Tristeza de Suresnes

¿Cuál fue, durante la campaña, la reacción de Pedro Sánchez para paliar en lo posible esto? Exacerbar durante los mítines una pulsión que siempre estuvo presente en esa izquierda incapaz de conceder a la derecha una sola virtud más allá del retrato nefasto: el sentido patrimonial de la única España buena, de los único valores evolutivos. Otorgar al PSOE la autoría en exclusiva de la única España que valdría la pena en más de medio milenio de historia. Esta táctica de Sánchez se volvió ridícula cuando llegó a arrogarse para el PSOE la ley del divorcio promulgada por un gobierno de UCD. Y se volvió mezquina cuando, en la desesperación por ensalzar la impronta socialista, también quiso capitalizar como mérito atribuible sólo al PSOE -y no a la democracia toda y a su sociedad civil- la victoria sobre ETA. Lo hizo en uno de esos mítines recientes caracterizados por el curioso estilo de Sánchez como orador: según va llegando al punto culminante de su discurso, alza la voz hasta el alarido y acelera el ritmo hasta hacerse atropellado, de forma que siempre parece quedar a un renglón del infarto. Recuerda el ritmo sexual hasta la eyaculación, con la fatiga inmediatamente posterior. Apetece aplaudirlo por el esfuerzo físico, por la proeza al retener la respiración.

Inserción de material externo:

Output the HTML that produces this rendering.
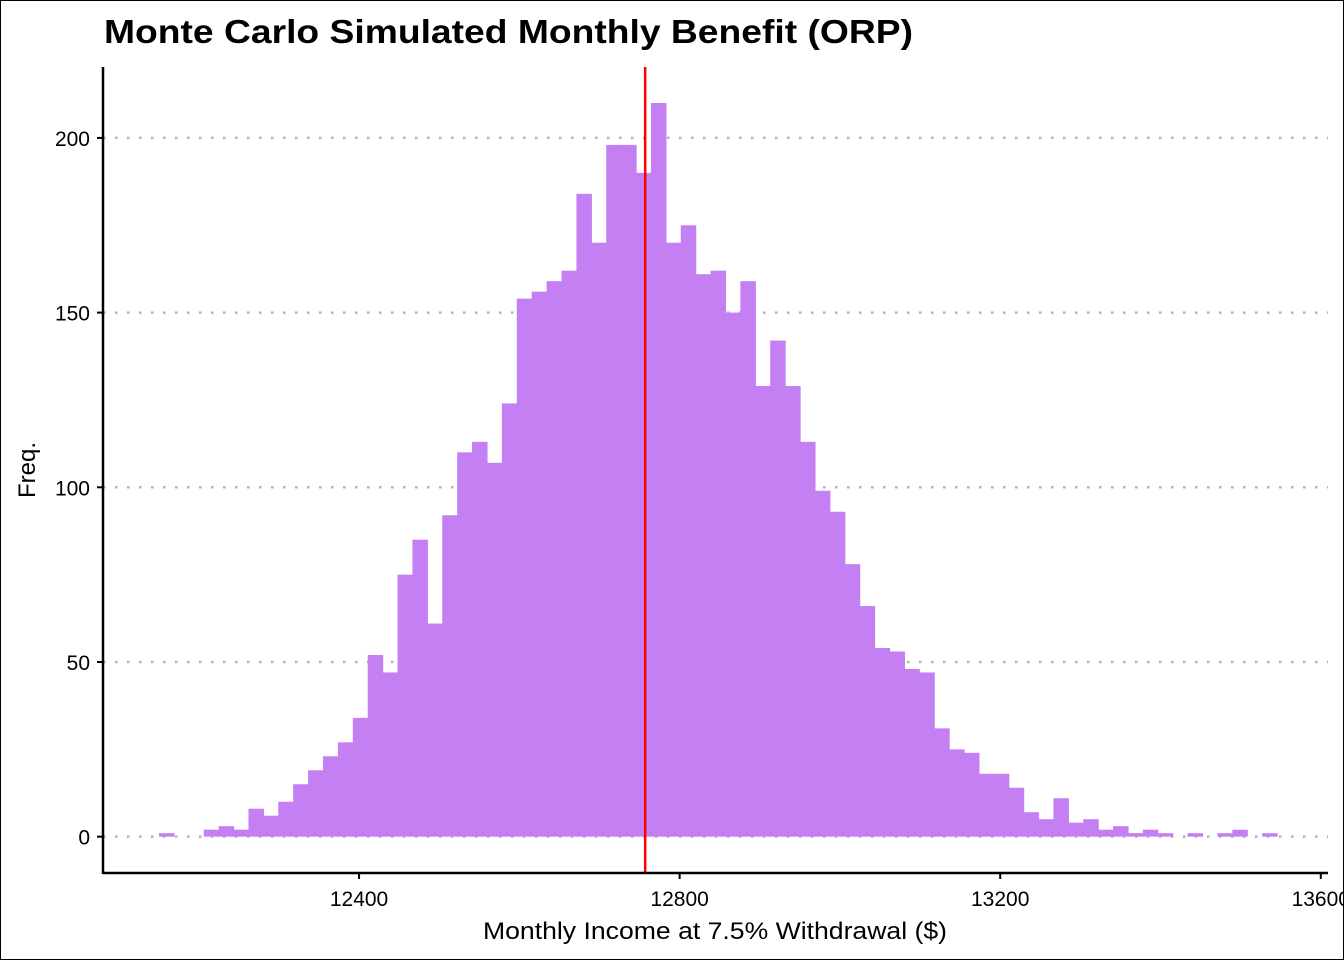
<!DOCTYPE html>
<html><head><meta charset="utf-8"><style>
html,body{margin:0;padding:0;background:#fff;}
svg{display:block;font-family:"Liberation Sans",Arial,sans-serif;}
</style></head><body>
<svg id="chart" width="1344" height="960" viewBox="0 0 1344 960">
<rect x="0.5" y="0.5" width="1343" height="959" fill="#fff" stroke="#000" stroke-width="1"/>
<text x="104" y="43" font-size="33" font-weight="bold" fill="#000" textLength="809" lengthAdjust="spacingAndGlyphs">Monte Carlo Simulated Monthly Benefit (ORP)</text>
<g id="grid"></g>
<g id="bars"></g>
<g id="overlay"></g>
<g id="axes"></g>
<text x="483" y="939" font-size="24" fill="#000" textLength="464" lengthAdjust="spacingAndGlyphs">Monthly Income at 7.5% Withdrawal ($)</text>
<text transform="translate(35,470) rotate(-90)" font-size="24" text-anchor="middle" fill="#000">Freq.</text>
</svg>
<script>
const binStart = 12150.4;
const binWidth = 18.6;
const counts = [1,0,0,2,3,2,8,6,10,15,19,23,27,34,52,47,75,85,61,92,110,113,107,124,154,156,159,162,184,170,198,198,190,210,170,175,161,162,150,159,129,142,129,113,99,93,78,66,54,53,48,47,31,25,24,18,18,14,7,5,11,4,5,2,3,1,2,1,0,1,0,1,2,0,1];
const meanValue = 12757;
const xTicks = [12400,12800,13200,13600];
const yTicks = [0,50,100,150,200];

const X0 = 103, X1 = 1328, Y0 = 873, Y1 = 67;
const xMin = 12080.5, xMax = 13609;
const yMin = -10.4, yMax = 220.3;
const sx = v => X0 + (v - xMin) / (xMax - xMin) * (X1 - X0);
const sy = v => Y0 - (v - yMin) / (yMax - yMin) * (Y0 - Y1);
const NS = "http://www.w3.org/2000/svg";
function mk(tag, attrs, parent){const e=document.createElementNS(NS,tag);for(const k in attrs)e.setAttribute(k,attrs[k]);parent.appendChild(e);return e;}

const grid = document.getElementById('grid');
yTicks.forEach(t=>{
  const l = mk('line',{x1:X0,x2:X1,y1:sy(t),y2:sy(t),stroke:'#b3b3b3','stroke-width':2.5,'stroke-dasharray':'2.5 9.5'},grid);
  
  
});

const bars = document.getElementById('bars');
counts.forEach((c,i)=>{
  if(c<=0) return;
  const xa = sx(binStart + i*binWidth), xb = sx(binStart + (i+1)*binWidth);
  const r = mk('rect',{x:xa,y:sy(c),width:xb-xa+0.6,height:sy(0)-sy(c),fill:'#c47ff2'},bars);
  
  
});

const ov = document.getElementById('overlay');
const ml = mk('line',{x1:sx(meanValue),x2:sx(meanValue),y1:Y1,y2:Y0,stroke:'#ff0000','stroke-width':2.5},ov);



const ax = document.getElementById('axes');
const xl = mk('line',{x1:X0,x2:X1,y1:Y0,y2:Y0,stroke:'#000','stroke-width':2.5},ax);


const yl = mk('line',{x1:X0,x2:X0,y1:Y1,y2:Y0+1,stroke:'#000','stroke-width':2.5},ax);


xTicks.forEach(t=>{
  const tk = mk('line',{x1:sx(t),x2:sx(t),y1:Y0,y2:Y0+6,stroke:'#000','stroke-width':2},ax);
  
  
  const tx = mk('text',{x:sx(t),y:Y0+33,'font-size':21,'text-anchor':'middle',fill:'#000'},ax);
  tx.textContent = t;
  
  
});
yTicks.forEach(t=>{
  const tk = mk('line',{x1:X0-6,x2:X0,y1:sy(t),y2:sy(t),stroke:'#000','stroke-width':2},ax);
  
  
  const tx = mk('text',{x:X0-13,y:sy(t)+8,'font-size':21,'text-anchor':'end',fill:'#000'},ax);
  tx.textContent = t;
  
  
});
</script>
</body></html>
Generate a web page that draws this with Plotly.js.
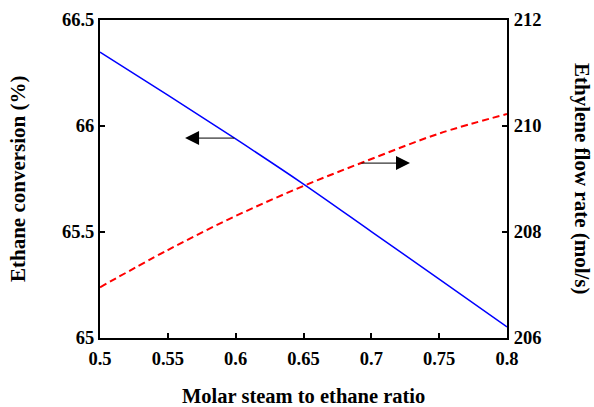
<!DOCTYPE html>
<html>
<head>
<meta charset="utf-8">
<script src="https://cdn.plot.ly/plotly-3.0.1.min.js"></script>
<style>html,body{margin:0;padding:0;background:#fff;}#chart{width:594px;height:407px;}</style>
</head>
<body>
<div id="chart"></div>
<script>
// Data
const steamRatio = [0.5, 0.55, 0.6, 0.65, 0.7, 0.75, 0.8];
const ethaneConversion = [66.349, 66.146, 65.939, 65.726, 65.502, 65.278, 65.052];
const ethyleneFlow = [206.957, 207.660, 208.302, 208.868, 209.377, 209.858, 210.226];
const xTickVals = [0.5, 0.55, 0.6, 0.65, 0.7, 0.75, 0.8];
const xTickText = ["0.5", "0.55", "0.6", "0.65", "0.7", "0.75", "0.8"];
const yTickVals = [65, 65.5, 66, 66.5];
const yTickText = ["65", "65.5", "66", "66.5"];
const y2TickVals = [206, 208, 210, 212];
const y2TickText = ["206", "208", "210", "212"];

const FAM = "'Liberation Serif', 'Times New Roman', Times, serif";
const bold = arr => arr.map(s => "<b>" + s + "</b>");

const traces = [
  {x: steamRatio, y: ethaneConversion, type: "scatter", mode: "lines",
   line: {color: "#0000ff", width: 1.5, shape: "spline"}, yaxis: "y", hoverinfo: "skip"},
  {x: steamRatio, y: ethyleneFlow, type: "scatter", mode: "lines",
   line: {color: "#ff0000", width: 2, dash: "7px,4px", shape: "spline"}, yaxis: "y2", hoverinfo: "skip"}
];

const axisCommon = {
  showline: true, linecolor: "#000", linewidth: 2,
  ticks: "inside", ticklen: 5, tickwidth: 2, tickcolor: "#000",
  showgrid: false, zeroline: false,
  tickfont: {family: FAM, size: 18.5, color: "#000"}
};

const layout = {
  width: 594, height: 407,
  margin: {l: 100, r: 87, t: 20, b: 69},
  paper_bgcolor: "#fff", plot_bgcolor: "#fff",
  showlegend: false,
  font: {family: FAM, size: 18, color: "#000"},
  xaxis: Object.assign({}, axisCommon, {
    range: [0.5, 0.8], tickvals: xTickVals, ticktext: bold(xTickText), mirror: true, ticklabelstandoff: 3
  }),
  yaxis: Object.assign({}, axisCommon, {
    range: [65, 66.5], tickvals: yTickVals, ticktext: bold(yTickText), ticklabelstandoff: 0
  }),
  yaxis2: Object.assign({}, axisCommon, {
    range: [206, 212], tickvals: y2TickVals, ticktext: bold(y2TickText),
    overlaying: "y", side: "right", ticklabelstandoff: 1
  }),
  annotations: [
    {text: "<b>Molar steam to ethane ratio</b>", xref: "paper", yref: "paper",
     x: 0.5, y: 0, xanchor: "center", yanchor: "middle", yshift: -58, showarrow: false,
     font: {family: FAM, size: 20.5, color: "#000"}},
    {text: "<b>Ethane conversion (%)</b>", xref: "paper", yref: "paper",
     x: 0, xanchor: "center", yanchor: "middle", xshift: -82, y: 0.5, textangle: -90, showarrow: false,
     font: {family: FAM, size: 21, color: "#000"}},
    {text: "<b>Ethylene flow rate (mol/s)</b>", xref: "paper", yref: "paper",
     x: 1, xanchor: "center", yanchor: "middle", xshift: 75, y: 0.5, textangle: 90, showarrow: false,
     font: {family: FAM, size: 21, color: "#000"}},
    {x: 0.5627, y: 65.943, xref: "x", yref: "y", ax: 0.6, ay: 65.943, axref: "x", ayref: "y",
     text: "", showarrow: true, arrowhead: 2, arrowsize: 2.8, arrowwidth: 1, arrowcolor: "#000"},
    {x: 0.7285, y: 209.30, xref: "x", yref: "y2", ax: 0.6916, ay: 209.30, axref: "x", ayref: "y2",
     text: "", showarrow: true, arrowhead: 2, arrowsize: 2.8, arrowwidth: 1, arrowcolor: "#000"}
  ]
};

Plotly.newPlot("chart", traces, layout, {staticPlot: true, displayModeBar: false});
</script>
</body>
</html>
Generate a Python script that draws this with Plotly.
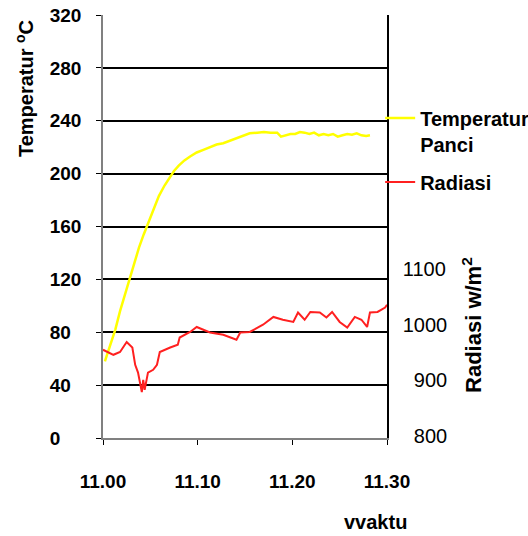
import plotly.graph_objects as go

# time in minutes after 11.00
temp_t = [0.2, 0.5, 1.0, 1.3, 1.8, 2.3, 2.8, 3.3, 3.8, 4.3, 4.8, 5.3, 5.9, 6.5, 7.0, 7.5, 8.0, 8.6, 9.2, 9.9,
          10.6, 11.3, 12.0, 12.7, 13.4, 14.1, 14.8, 15.5, 16.3, 17.0, 17.7, 18.4, 18.8, 19.3, 19.8, 20.3,
          20.8, 21.3, 21.8, 22.3, 22.8, 23.3, 23.8, 24.3, 24.8, 25.3, 25.8, 26.3, 26.8, 27.3, 27.8, 28.2]
temp_v = [58, 65, 76, 82, 96, 108, 120, 132, 144, 154, 163, 173, 183, 191, 197, 202, 206, 210, 213, 216,
          218, 220, 222, 223, 225, 227, 229, 230.5, 231, 231.5, 231, 231, 228, 229, 230, 230,
          231.5, 231, 230, 231, 229, 230, 229, 230, 228, 229, 230, 229.5, 230.5, 229, 228.5, 229]

rad_t = [0.0, 0.5, 1.1, 1.8, 2.5, 3.1, 3.4, 3.7, 4.1, 4.25, 4.4, 4.75, 5.3, 5.7, 6.0, 7.1, 7.9, 8.1,
         9.2, 9.9, 10.6, 11.3, 12.7, 13.4, 14.1, 14.5, 15.5, 16.9, 18.0, 19.0, 20.1, 20.6, 21.3,
         21.9, 22.9, 23.6, 24.2, 25.0, 25.8, 26.6, 27.3, 27.9, 28.2, 29.0, 29.8, 30.0]
rad_v = [955, 951, 946, 951, 969, 959, 928, 914, 879, 901, 883, 914, 919, 928, 951, 959, 964, 977,
         987, 996, 991, 986, 982, 978, 973, 986, 987, 1000, 1014, 1009, 1005, 1022, 1009,
         1023, 1022, 1013, 1023, 1005, 995, 1014, 1009, 996, 1022, 1023, 1031, 1036]

x_ticks = [0, 10, 20, 30]
x_labels = ["11.00", "11.10", "11.20", "11.30"]
y_ticks = [0, 40, 80, 120, 160, 200, 240, 280, 320]
y_labels = ["0\u2007\u2007", "40\u2007", "80\u2007", "120", "160", "200", "240", "280", "320"]
y2_ticks = [800, 900, 1000, 1100]
y2_labels = ["\u2007800", "\u2007900", "1000", "1100"]

SANS = "Liberation Sans, Arial"

fig = go.Figure()
fig.add_trace(go.Scatter(x=temp_t, y=temp_v, mode="lines", name="Temperatur<br>Panci",
                         legendgroup="temp", line=dict(color="#FFFF00", width=2.5)))
fig.add_trace(go.Scatter(x=rad_t, y=rad_v, mode="lines", name="Radiasi", yaxis="y2",
                         legendgroup="rad", line=dict(color="#FF2020", width=2)))

fig.update_layout(
    width=528, height=536,
    margin=dict(l=103, r=141, t=15, b=98, autoexpand=False),
    paper_bgcolor="white", plot_bgcolor="white",
    showlegend=True,
    legend=dict(xref="container", yref="container", x=0.72, y=0.816, xanchor="left", yanchor="top",
                valign="top", traceorder="grouped",
                font=dict(family=SANS, size=20, color="black", weight="bold"),
                itemwidth=30, tracegroupgap=9, bgcolor="rgba(0,0,0,0)"),
    xaxis=dict(range=[0, 30], tickvals=x_ticks, ticktext=x_labels, showgrid=False, zeroline=False,
               showline=True, linecolor="#808080", linewidth=1.5, ticks="outside", ticklen=5,
               tickcolor="black", ticklabelstandoff=20,
               tickfont=dict(family=SANS, size=19, color="black", weight="bold")),
    yaxis=dict(range=[0, 320], tickvals=y_ticks, ticktext=y_labels, showgrid=True, gridcolor="black",
               gridwidth=1.5, zeroline=False, showline=True, linecolor="#808080", linewidth=1.5,
               ticks="outside", ticklen=5, tickcolor="black", ticklabelstandoff=11,
               tickfont=dict(family=SANS, size=19, color="black", weight="bold")),
    yaxis2=dict(range=[796.4, 1556.8], overlaying="y", side="right", tickvals=y2_ticks,
                ticktext=y2_labels, showgrid=False, zeroline=False, showline=True,
                linecolor="black", linewidth=1.5, ticks="", ticklabelstandoff=10,
                tickfont=dict(family=SANS, size=20, color="black")),
    annotations=[
        dict(text="Temperatur <sup>o</sup>C", textangle=-90, xref="paper", yref="paper",
             x=-0.278, y=0.825, xanchor="center", yanchor="middle", showarrow=False,
             font=dict(family=SANS, size=20, color="black", weight="bold")),
        dict(text="Radiasi w/m<sup>2</sup>", textangle=-90, xref="paper", yref="paper",
             x=1.299, y=0.267, xanchor="center", yanchor="middle", showarrow=False,
             font=dict(family=SANS, size=22, color="black", weight="bold")),
        dict(text="vvaktu", xref="paper", yref="paper", x=0.958, y=-0.199,
             xanchor="center", yanchor="middle", showarrow=False,
             font=dict(family=SANS, size=20, color="black", weight="bold")),
    ],
)

fig.write_html("out.html")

Según se acerca al punto culminante en sus discursos, Sánchez acelera el ritmo y levanta la voz hasta el alarido

Los viejos personajes fundacionales del socialismo, los de Suresnes, los de la tortilla, que ya tuvieron motivos para sentirse desplazados durante el zapaterismo, contemplan con más tristeza que enojo el viaje hacia posiciones secundarias del gran partido de poder que crearon. No se trata de una de esas crisis cíclicas de la alternancia que al menos conservaban intacto el depósito de valores, asociados a la socialdemocracia, del partido. Esta vez parece que una transformación definitiva del paisaje político puede agregar el nombre del PSOE al de otros grandes partidos europeos a los que era imposible concebir extinguidos. Pedro Sánchez puede quedar, en ese sentido, como el eslabón flojo con el que acabó una estirpe, a menos que Susana Díaz logre en el futuro refundar el partido con su liderazgo. Mientras, uno de los fenómenos políticos más fascinantes de nuestra época es ese según el cual unos «jóvenes turcos» radicales, anacrónicos, llenos de resonancias de los viejos totalitarismos europeos, robaron a la gran marca de la socialdemocracia todas sus virtudes distintivas. Ello, mientras sonaba la carcajadita obtusa de su secretario general.